Instruction -
Look through the listing and locate every line containing the word "this"; copy those lines.

Rows from a dataset of charts and code

* start *

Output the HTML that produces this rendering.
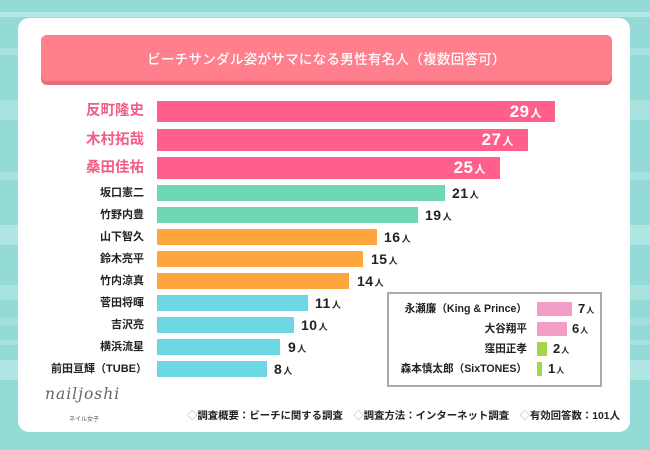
<!DOCTYPE html>
<html><head><meta charset="utf-8">
<style>
*{margin:0;padding:0;box-sizing:border-box}
body{width:650px;height:450px;overflow:hidden;position:relative;font-family:"Liberation Sans","Noto Sans CJK JP",sans-serif;
background:linear-gradient(to bottom,#94dbd7 0,#94dbd7 12px,#b3e8e5 12px,#b3e8e5 17px,#94dbd7 17px,#94dbd7 48px,#a6e2df 48px,#a6e2df 55px,#94dbd7 55px,#94dbd7 100px,#a9e3e0 100px,#a9e3e0 120px,#94dbd7 120px,#94dbd7 172px,#a6e2df 172px,#a6e2df 180px,#94dbd7 180px,#94dbd7 225px,#b0e6e3 225px,#b0e6e3 245px,#94dbd7 245px,#94dbd7 285px,#a9e3e0 285px,#a9e3e0 300px,#94dbd7 300px,#94dbd7 318px,#a3e0dd 318px,#a3e0dd 325px,#94dbd7 325px,#94dbd7 340px,#a6e2df 340px,#a6e2df 345px,#94dbd7 345px,#94dbd7 360px,#b0e6e3 360px,#b0e6e3 380px,#94dbd7 380px,#94dbd7 432px,#94dbd7 432px);}
.card{position:absolute;left:18px;top:18px;width:612px;height:414px;background:#fff;border-radius:11px}
.title{position:absolute;left:41px;top:35px;width:571px;height:50px;background:#e36f7a;border-radius:6px}
.title div{position:absolute;left:0;top:0;width:571px;height:46px;background:#ff7f8c;border-radius:6px;color:#fff;font-family:"Noto Sans CJK JP",sans-serif;font-weight:500;font-size:13.5px;letter-spacing:0.3px;line-height:46px;text-align:center}
.bar{position:absolute;left:157px}
.lab{position:absolute;right:506px;text-align:right;white-space:nowrap;font-family:"Liberation Sans","Noto Sans CJK JP",sans-serif;font-weight:bold;color:#222;font-size:11px}
.lab.big{color:#f25d85;font-size:14.5px}
.val{position:absolute;white-space:nowrap;font-family:"Liberation Sans",sans-serif;font-weight:bold;color:#222;font-size:14px;letter-spacing:0.5px}
.val small{font-family:"Noto Sans CJK JP",sans-serif;font-size:9px;font-weight:bold;margin-left:1px}
.val.in{color:#fff;font-size:17px;text-align:right}
.val.in small{font-size:11px}
.pink{background:#ff5f8a}.green{background:#6fd7b2}.orange{background:#ffa53d}.cyan{background:#6dd7e3}
.legend{position:absolute;left:387px;top:292px;width:215px;height:95px;border:2px solid #aaa;background:#fff}
.ll{position:absolute;right:123px;white-space:nowrap;font-family:"Liberation Sans","Noto Sans CJK JP",sans-serif;font-weight:bold;font-size:10.6px;color:#222}
.lb{position:absolute;left:537px;height:14px}
.lv{position:absolute;white-space:nowrap;font-family:"Liberation Sans",sans-serif;font-weight:bold;font-size:13px;color:#222}
.lv small{font-family:"Noto Sans CJK JP",sans-serif;font-size:8px;margin-left:1px}
.foot{position:absolute;left:187px;top:407px;white-space:nowrap;font-family:"Liberation Sans","Noto Sans CJK JP",sans-serif;font-weight:bold;font-size:10.4px;color:#222}
.foot span{color:#aaa;font-weight:normal}
.logo{position:absolute;left:45px;top:385px;font-family:"DejaVu Serif",serif;font-style:italic;font-size:15.5px;color:#666;letter-spacing:1px}
.logo2{position:absolute;left:69px;top:414px;font-family:"Noto Sans CJK JP",sans-serif;font-size:6px;color:#555}
</style></head><body>
<div class="card"></div>
<div class="title"><div>ビーチサンダル姿がサマになる男性有名人（複数回答可）</div></div>

<div class="bar pink" style="top:101px;width:398px;height:21px"></div>
<div class="lab big" style="top:101px;line-height:21px">反町隆史</div>
<div class="val in" style="right:108px;top:101px;line-height:22px">29<small>人</small></div>

<div class="bar pink" style="top:129px;width:371px;height:22px"></div>
<div class="lab big" style="top:129px;line-height:22px">木村拓哉</div>
<div class="val in" style="right:136px;top:129px;line-height:22px">27<small>人</small></div>

<div class="bar pink" style="top:157px;width:343px;height:22px"></div>
<div class="lab big" style="top:157px;line-height:22px">桑田佳祐</div>
<div class="val in" style="right:164px;top:157px;line-height:22px">25<small>人</small></div>

<div class="bar green" style="top:185px;width:288px;height:16px"></div>
<div class="lab" style="top:185px;line-height:16px">坂口憲二</div>
<div class="val" style="left:452px;top:185px;line-height:17px">21<small>人</small></div>

<div class="bar green" style="top:207px;width:261px;height:16px"></div>
<div class="lab" style="top:207px;line-height:16px">竹野内豊</div>
<div class="val" style="left:425px;top:207px;line-height:17px">19<small>人</small></div>

<div class="bar orange" style="top:229px;width:220px;height:16px"></div>
<div class="lab" style="top:229px;line-height:16px">山下智久</div>
<div class="val" style="left:384px;top:229px;line-height:17px">16<small>人</small></div>

<div class="bar orange" style="top:251px;width:206px;height:16px"></div>
<div class="lab" style="top:251px;line-height:16px">鈴木亮平</div>
<div class="val" style="left:371px;top:251px;line-height:17px">15<small>人</small></div>

<div class="bar orange" style="top:273px;width:192px;height:16px"></div>
<div class="lab" style="top:273px;line-height:16px">竹内涼真</div>
<div class="val" style="left:357px;top:273px;line-height:17px">14<small>人</small></div>

<div class="bar cyan" style="top:295px;width:151px;height:16px"></div>
<div class="lab" style="top:295px;line-height:16px">菅田将暉</div>
<div class="val" style="left:315px;top:295px;line-height:17px">11<small>人</small></div>

<div class="bar cyan" style="top:317px;width:137px;height:16px"></div>
<div class="lab" style="top:317px;line-height:16px">吉沢亮</div>
<div class="val" style="left:301px;top:317px;line-height:17px">10<small>人</small></div>

<div class="bar cyan" style="top:339px;width:123px;height:16px"></div>
<div class="lab" style="top:339px;line-height:16px">横浜流星</div>
<div class="val" style="left:288px;top:339px;line-height:17px">9<small>人</small></div>

<div class="bar cyan" style="top:361px;width:110px;height:16px"></div>
<div class="lab" style="top:361px;line-height:16px;right:503px">前田亘輝（TUBE）</div>
<div class="val" style="left:274px;top:361px;line-height:17px">8<small>人</small></div>

<div class="legend"></div>
<div class="ll" style="top:302px;line-height:14px">永瀬廉（King &amp; Prince）</div>
<div class="lb" style="top:302px;width:35px;background:#f19dc6"></div>
<div class="lv" style="left:578px;top:302px;line-height:14px">7<small>人</small></div>
<div class="ll" style="top:322px;line-height:14px">大谷翔平</div>
<div class="lb" style="top:322px;width:30px;background:#f19dc6"></div>
<div class="lv" style="left:572px;top:322px;line-height:14px">6<small>人</small></div>
<div class="ll" style="top:342px;line-height:14px">窪田正孝</div>
<div class="lb" style="top:342px;width:10px;background:#a5d64a"></div>
<div class="lv" style="left:553px;top:342px;line-height:14px">2<small>人</small></div>
<div class="ll" style="top:362px;line-height:14px">森本慎太郎（SixTONES）</div>
<div class="lb" style="top:362px;width:5px;background:#a5d64a"></div>
<div class="lv" style="left:548px;top:362px;line-height:14px">1<small>人</small></div>

<div class="logo">nailjoshi</div>
<div class="logo2">ネイル女子</div>
<div class="foot"><span>◇</span>調査概要：ビーチに関する調査　<span>◇</span>調査方法：インターネット調査　<span>◇</span>有効回答数：101人</div>
</body></html>
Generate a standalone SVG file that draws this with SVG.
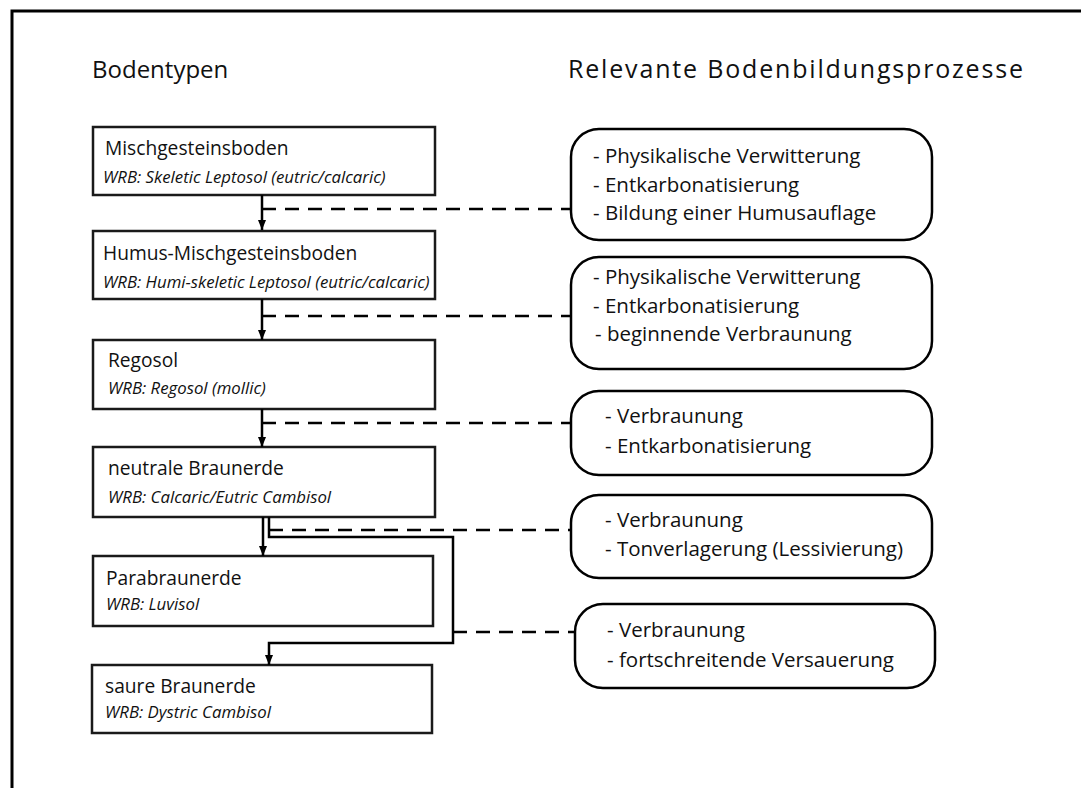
<svg xmlns="http://www.w3.org/2000/svg" width="1081" height="788" viewBox="0 0 1081 788">
  <style>
    .frame { fill: none; stroke: #000; stroke-width: 3; }
    .soil rect { fill: #fff; stroke: #1a1a1a; stroke-width: 2.5; }
    .proc rect { fill: #fff; stroke: #000; stroke-width: 2.5; }
    .head { font-family: "Open Sans", "Liberation Sans", sans-serif; font-size: 24px; fill: #111; }
    .name { font-family: "Open Sans", "Liberation Sans", sans-serif; font-size: 19.2px; fill: #111; }
    .wrb { font-family: "Open Sans", "Liberation Sans", sans-serif; font-size: 16.8px; font-style: italic; fill: #111; }
    .item { font-family: "Open Sans", "Liberation Sans", sans-serif; font-size: 20.5px; fill: #111; }
    .flow { fill: none; stroke: #000; stroke-width: 2.5; }
    .dash { fill: none; stroke: #000; stroke-width: 2.5; stroke-dasharray: 14 9; }
  </style>
  <defs>
    <marker id="arrow" viewBox="0 0 10 8" refX="10" refY="4" markerWidth="10" markerHeight="8" markerUnits="userSpaceOnUse" orient="auto">
      <path d="M0,0 L10,4 L0,8 Z" fill="#000"/>
    </marker>
  </defs>
  <rect width="1081" height="788" fill="#fff"/>

  <!-- frame: top and left edge only -->
  <path class="frame" d="M12,788 V11 H1081"/>

  <!-- column headings -->
  <text class="head" x="92" y="78">Bodentypen</text>
  <text class="head" x="568" y="78" style="font-size:25px" textLength="455" lengthAdjust="spacing">Relevante Bodenbildungsprozesse</text>

  <!-- soil types -->
  <g id="mischgesteinsboden" class="soil">
    <rect x="93" y="127" width="342" height="68"/>
    <text class="name" x="105" y="155">Mischgesteinsboden</text>
    <text class="wrb" x="103" y="183">WRB: Skeletic Leptosol (eutric/calcaric)</text>
  </g>
  <g id="humus-mischgesteinsboden" class="soil">
    <rect x="93" y="231" width="342" height="68"/>
    <text class="name" x="103" y="260">Humus-Mischgesteinsboden</text>
    <text class="wrb" x="103" y="288">WRB: Humi-skeletic Leptosol (eutric/calcaric)</text>
  </g>
  <g id="regosol" class="soil">
    <rect x="93" y="340" width="342" height="69"/>
    <text class="name" x="108" y="367">Regosol</text>
    <text class="wrb" x="108" y="394">WRB: Regosol (mollic)</text>
  </g>
  <g id="neutrale-braunerde" class="soil">
    <rect x="93" y="447" width="342" height="70"/>
    <text class="name" x="108" y="475">neutrale Braunerde</text>
    <text class="wrb" x="108" y="503">WRB: Calcaric/Eutric Cambisol</text>
  </g>
  <g id="parabraunerde" class="soil">
    <rect x="93" y="556" width="340" height="70"/>
    <text class="name" x="106" y="585">Parabraunerde</text>
    <text class="wrb" x="106" y="610">WRB: Luvisol</text>
  </g>
  <g id="saure-braunerde" class="soil">
    <rect x="92" y="665" width="340" height="68"/>
    <text class="name" x="105" y="693">saure Braunerde</text>
    <text class="wrb" x="105" y="718">WRB: Dystric Cambisol</text>
  </g>

  <!-- soil-forming processes -->
  <g id="prozesse-1" class="proc">
    <rect x="571" y="129" width="361" height="111" rx="28" ry="28"/>
    <text class="item" x="593" y="163">- Physikalische Verwitterung</text>
    <text class="item" x="593" y="192">- Entkarbonatisierung</text>
    <text class="item" x="593" y="220">- Bildung einer Humusauflage</text>
  </g>
  <g id="prozesse-2" class="proc">
    <rect x="571" y="257" width="361" height="112" rx="28" ry="28"/>
    <text class="item" x="593" y="284">- Physikalische Verwitterung</text>
    <text class="item" x="593" y="313">- Entkarbonatisierung</text>
    <text class="item" x="595" y="341">- beginnende Verbraunung</text>
  </g>
  <g id="prozesse-3" class="proc">
    <rect x="571" y="391" width="361" height="84" rx="28" ry="28"/>
    <text class="item" x="605" y="423">- Verbraunung</text>
    <text class="item" x="605" y="453">- Entkarbonatisierung</text>
  </g>
  <g id="prozesse-4" class="proc">
    <rect x="571" y="495" width="361" height="83" rx="28" ry="28"/>
    <text class="item" x="605" y="527">- Verbraunung</text>
    <text class="item" x="605" y="556">- Tonverlagerung (Lessivierung)</text>
  </g>
  <g id="prozesse-5" class="proc">
    <rect x="575" y="604" width="360" height="84" rx="28" ry="28"/>
    <text class="item" x="607" y="637">- Verbraunung</text>
    <text class="item" x="607" y="667">- fortschreitende Versauerung</text>
  </g>

  <!-- connectors -->
  <g id="connectors">
    <path class="flow" d="M262,195 V230" marker-end="url(#arrow)"/>
    <path class="flow" d="M262,299 V340" marker-end="url(#arrow)"/>
    <path class="flow" d="M262,409 V447" marker-end="url(#arrow)"/>
    <path class="flow" d="M263,517 V556" marker-end="url(#arrow)"/>
    <path class="flow" d="M269,517 V537 H453 V643 H269 V665" marker-end="url(#arrow)"/>

    <path class="dash" d="M262,209 H571"/>
    <path class="dash" d="M262,316 H571"/>
    <path class="dash" d="M262,423 H571"/>
    <path class="dash" d="M269,530 H571"/>
    <path class="dash" d="M453,632 H575"/>
  </g>
</svg>
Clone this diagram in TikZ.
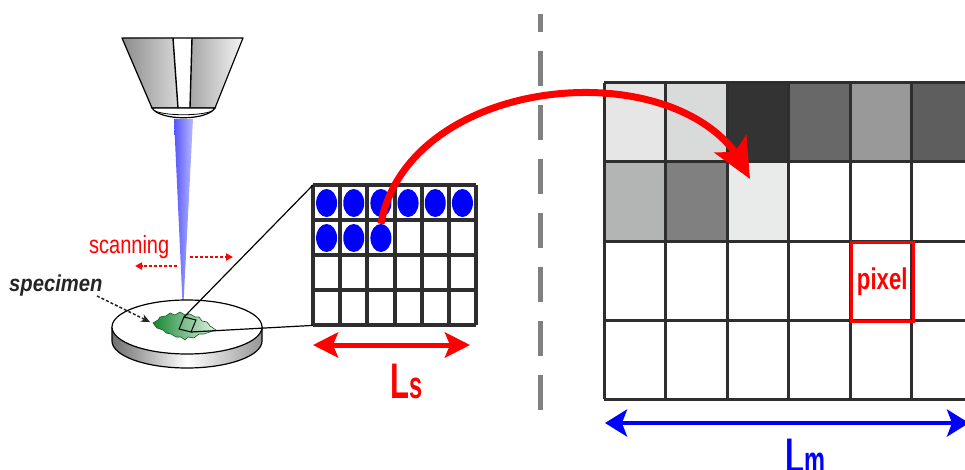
\documentclass[tikz,border=0pt]{standalone}
\usepackage{fontspec}
\setmainfont{Liberation Sans}
\usetikzlibrary{arrows.meta,bending,shapes.geometric,calc}

\definecolor{gridline}{HTML}{2E2E2E}
\definecolor{divgray}{HTML}{808080}
\definecolor{specgreen}{RGB}{25,150,55}
\definecolor{beamL}{RGB}{85,85,255}
\definecolor{beamR}{RGB}{185,185,255}
\definecolor{c11}{HTML}{E6E6E6}
\definecolor{c12}{HTML}{D9DBDB}
\definecolor{c13}{HTML}{333333}
\definecolor{c14}{HTML}{686868}
\definecolor{c15}{HTML}{999999}
\definecolor{c16}{HTML}{5E5E5E}
\definecolor{c21}{HTML}{B3B4B4}
\definecolor{c22}{HTML}{808080}
\definecolor{c23}{HTML}{E9EBEA}
\definecolor{txtdark}{HTML}{262626}
\definecolor{colL}{RGB}{140,140,140}
\definecolor{colM}{RGB}{215,215,215}
\definecolor{colN}{RGB}{165,165,165}
\definecolor{colR}{RGB}{245,245,245}
\definecolor{discL}{RGB}{110,110,110}
\definecolor{discR}{RGB}{150,150,150}

\tikzset{
  divider/.style={divgray, line width=5, dash pattern=on 35 off 19, dash phase=17},
  sline/.style={gridline, line width=4, line cap=square},
  mline/.style={gridline, line width=3, line cap=square},
  dot/.style={ellipse, fill=blue, draw=none, minimum width=21, minimum height=28, inner sep=0},
  gridbox/.style={draw=none, anchor=north west, inner sep=0},
  bigcurve/.style={red, line width=7, -{Stealth[length=40, width=36, inset=9, flex]}},
  lsarrow/.style={red, line width=5, {Stealth[length=25, width=25, inset=5]}-{Stealth[length=25, width=25, inset=5]}},
  lmarrow/.style={blue, line width=4, {Stealth[length=22, width=27, inset=5]}-{Stealth[length=22, width=27, inset=5]}},
  scanarrow/.style={red, line width=2, dash pattern=on 3 off 2, -{Triangle[length=7, width=7]}},
  specarrow/.style={txtdark, line width=1.5, dash pattern=on 3 off 2, -{Stealth[length=9, width=8]}},
  thinlink/.style={black, line width=1.2},
  biglabel/.style={anchor=base west, inner sep=0, xscale=0.62}
}

\begin{document}
\begin{tikzpicture}[x=1pt, y=-1pt]
\useasboundingbox (0,0) rectangle (965,470);

% ---------- dashed divider ----------
\draw[divider] (540,14) -- (540,412);

% ---------- electron column ----------
\shade[left color=colL, right color=colM]
  (122,38) -- (173,38) -- (178,108) -- (152,108) -- cycle;
\shade[left color=colN, right color=colR]
  (192,38) -- (243,38) -- (215,108) -- (190,108) -- cycle;
\fill[white] (173,38) -- (192,38) -- (190,108) -- (178,108) -- cycle;
\draw[black, line width=1.2, line join=round] (122,38) -- (243,38) -- (215,108) -- (152,108) -- cycle;
\draw[black, line width=1.4] (173,38) -- (178,108) (192,38) -- (190,108);
% rim below the column
\draw[black, line width=1.2, fill=white] (152,108) .. controls (160,121) and (207,121) .. (215,108) -- cycle;
\draw[black, line width=0.8] (155,111) .. controls (166,116) and (201,116) .. (212,111);

% electron beam
\shade[left color=beamL, right color=beamR] (174,119) -- (193,119) -- (183,313) -- cycle;

% ---------- specimen holder ----------
\shade[left color=discL, right color=discR, middle color=white]
  (112,327) arc[start angle=180, end angle=0, x radius=75, y radius=27]
  -- (262,341) arc[start angle=0, end angle=180, x radius=75, y radius=27] -- cycle;
\draw[black, line width=1.2]
  (112,327) -- (112,341) arc[start angle=180, end angle=0, x radius=75, y radius=27] -- (262,327);
\draw[black, line width=1.2, fill=white] (187,327) ellipse[x radius=75, y radius=27];

% specimen
\shade[left color=specgreen!90!black, middle color=specgreen, right color=specgreen!12, draw=specgreen!60!black, line width=0.6]
  (153,323) -- (158,320) -- (160,317) -- (166,316) -- (170,313) -- (175,315) -- (180,312)
  -- (185,315) -- (190,314) -- (195,317) -- (199,317) -- (202,321) -- (207,322) -- (210,326)
  -- (216,330) -- (210,332) -- (204,334) -- (199,334) -- (194,338) -- (188,337) -- (185,340)
  -- (181,337) -- (176,337) -- (171,334) -- (166,333) -- (163,330) -- (157,328) -- cycle;

% scanned area
\coordinate (sqA) at (179,329);
\coordinate (sqB) at (184,317);
\coordinate (sqC) at (196,320);
\coordinate (sqD) at (191,332);
\draw[black, line width=1] (sqA) -- (sqB) -- (sqC) -- (sqD) -- cycle;

% ---------- scanned grid ----------
\node[gridbox, minimum width=163, minimum height=140] (sgrid) at (313,185) {};
\fill[white] (sgrid.north west) rectangle (sgrid.south east);
\foreach \i in {0,...,6} \draw[sline] ({313+163/6*\i},185) -- ({313+163/6*\i},325);
\foreach \j in {0,...,4} \draw[sline] (313,{185+35*\j}) -- (476,{185+35*\j});
\foreach \c in {1,...,6} \node[dot] (d1\c) at ({313+163/6*(\c-0.5)},203) {};
\foreach \c in {1,...,3} \node[dot] (d2\c) at ({313+163/6*(\c-0.5)},238) {};

% links from scanned area to the grid
\draw[thinlink] (sqB) -- (sgrid.north west);
\draw[thinlink] (sqD) -- (sgrid.south west);

% ---------- image grid ----------
\node[gridbox, minimum width=369, minimum height=316] (mgrid) at (604,83) {};
\foreach \c/\r/\col in {0/0/c11,1/0/c12,2/0/c13,3/0/c14,4/0/c15,5/0/c16,0/1/c21,1/1/c22,2/1/c23}
  \fill[\col] ({604+61.5*\c},{83+79*\r}) rectangle ++(61.5,79);
\foreach \i in {0,...,6} \draw[mline] ({604+61.5*\i},83) -- ({604+61.5*\i},399);
\foreach \j in {0,...,4} \draw[mline] (604,{83+79*\j}) -- (973,{83+79*\j});
\node[draw=red, line width=3, minimum width=61.5, minimum height=79, anchor=north west, inner sep=0,
      text=red, font=\fontsize{30}{30}\selectfont\bfseries] (pix) at ({604+61.5*4},{83+79*2})
      {\scalebox{0.74}[1]{pixel}};

% ---------- transfer arrow ----------
\coordinate (mtip) at (750,179);
\draw[bigcurve] (d23.north) .. controls (410,68) and (700,48) .. (mtip);

% ---------- scale arrows and labels ----------
\coordinate (lsL) at (313,345);
\coordinate (lsR) at (470,345);
\draw[lsarrow] (lsL) -- (lsR);
\node[biglabel, text=red] (ls) at (390,398)
  {\fontsize{50}{50}\selectfont\bfseries L\fontsize{38}{38}\selectfont s};

\coordinate (lmL) at (605,423);
\coordinate (lmR) at (969,423);
\draw[lmarrow] (lmL) -- (lmR);
\node[biglabel, text=blue] (lm) at (785,473)
  {\fontsize{50}{50}\selectfont\bfseries L\fontsize{38}{38}\selectfont m};

% ---------- scanning / specimen labels ----------
\node[anchor=base west, inner sep=0, xscale=0.8, text=red, font=\fontsize{25}{25}\selectfont] (scan) at (89,253) {scanning};
\coordinate (scR1) at (190,257);
\coordinate (scR2) at (233,257);
\coordinate (scL1) at (177,266);
\coordinate (scL2) at (135,266);
\draw[scanarrow] (scR1) -- (scR2);
\draw[scanarrow] (scL1) -- (scL2);

\node[anchor=base west, inner sep=0, xscale=0.88, text=txtdark, font=\fontsize{23}{23}\selectfont\bfseries\itshape] (spec) at (9,291) {specimen};
\coordinate (spS) at (97,296);
\coordinate (spE) at (150,322);
\draw[specarrow] (spS) -- (spE);

\end{tikzpicture}
\end{document}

* end *

The result -
Output the HTML that produces this rendering.
Generate a standalone SVG file that draws this with SVG.
Clone this diagram in TikZ.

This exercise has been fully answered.